A project to remove pollutants from storm water before it flows into Little Assawoman Bay is underway near Sea Colony.
The Delaware Center for the Inland Bays, working with Sea Colony and the Delaware Department of Transportation (DelDOT) is retrofitting the existing drainage ditch along South Pennsylvania Ave. to remove pollution in stormwater runoff before it enters a storm drain system that discharges to the Anchorage Canal.
This project is one of many storm water retrofit recommendations identified in a recent assessment of the area led by the non-profit, Center for Watershed Protection, and engineering firm, JMT.
“Part of the assessment project was to identify and prioritize projects that would meet the pollution reduction goal in the area,” said Chris Bason, of the Center for the Inland Bays.
He said they identified 25 different projects within the drainage area and sought to get the most “bang for their buck,” by picking projects that cost the least and remove the most nitrogen and phosphorus.
“This project was close to the top of the list,” he said.
It is also the first one to be implemented.
“The idea is to go in and get storm water quantity and quality controls where there were none or they could be enhanced.”
Bason said engineering firm JMT recommended expanding and reconfiguring the ditch that receives runoff from the high rises at Sea Colony to bio-retention areas, with the idea of trapping and holding the runoff longer, which helps to filter out the pollutants.

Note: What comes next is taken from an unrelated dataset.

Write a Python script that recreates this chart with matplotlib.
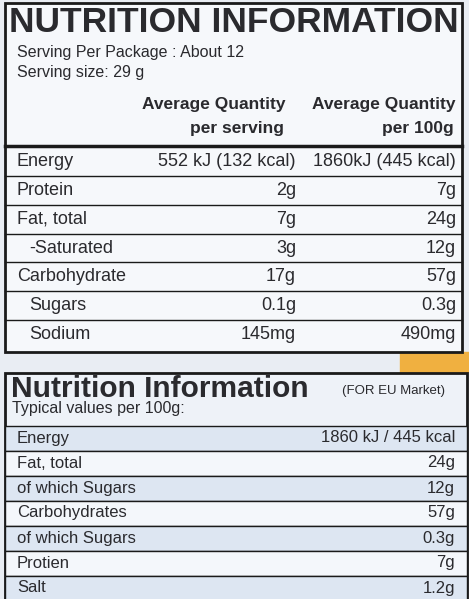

The end result increases the area of wetlands which help to trap pollution and converts the area into a wet swail area.
Part of the project also includes a series of innovative infiltration pits to direct runoff from the Sea Colony parking lot into the ground where it is filtered before entering the ditch. According to the Center for the Inland Bays, a typical 10-acre surface parking lot will create more than a quarter of a million gallons of storm water after a one-inch rain storm. The project also includes installing filter strips to trap anything running off the highway. .
“Sea Colony saw this as an opportunity to not only do their part to treat runoff, but also as an investment in the beautification of their property,” said Bason. He also said Sposato Landscape will install plantings into a rich compost mix which should provide all the nutrition that the new plantings will need without using chemical fertilizers.
Bason said the work goes toward the goal of the Pollution Control Strategy, which encompasses many voluntary actions that can be taken to help clean up 4500 acres of these types of areas. When completed, in early May, the project will treat runoff from 35 acres, removing excess nutrients nitrogen and phosphorus, as well as bacteria and oils from the water before it reaches the bay.
Sue Barton of the University of Delaware designed the planting scheme for the project, which will include native wild flowers, shrubs, and trees to help slow the water entering the system and process toxins and nutrients.
Planning is also underway with Middlesex Beach and the Town of South Bethany to install a series of bio-retention and infiltration areas in the Coastal Highway-Route 1 median. They plan on using Barton again for the native plantings to help with continuity of the projects.
The project was designed by JMT, and is being implemented by David A. Bramble Inc.
The project is funded by the Delaware Department of Natural Resources Community Watershed Improvement Grant Program, Sea Colony, and the Center for the Inland Bays.
What's the problem with stormwater?
Stormwater is a leading cause of water pollution. In communities built-out prior to more recent stormwater management practices, water from rainfall and snow melt flow directly off of roads, parking lots and other impervious surfaces and into our rivers, streams and bays.
As it washes across paved surfaces, it collects oil, pesticides, fertilizers, sediments, bacteria, and other nutrients and chemicals that can kill aquatic life, make water unsafe for swimming and recreation, and contaminate fishing waters.
Some studies have found that approximately 90 percent of the pollutant-loading is contained in the “first flush” of a one-inch rainfall. Therefore, effective water quality protection requires the treatment of the “first flush” through the use of various preventive and control measures such as this project will provide.
The Center for the Inland Bays is a non-profit organization established in 1994 to promote the wise use and enhancement of the Inland Bays Watershed through habitat protection and restoration, science and research, education and outreach and effective public policy.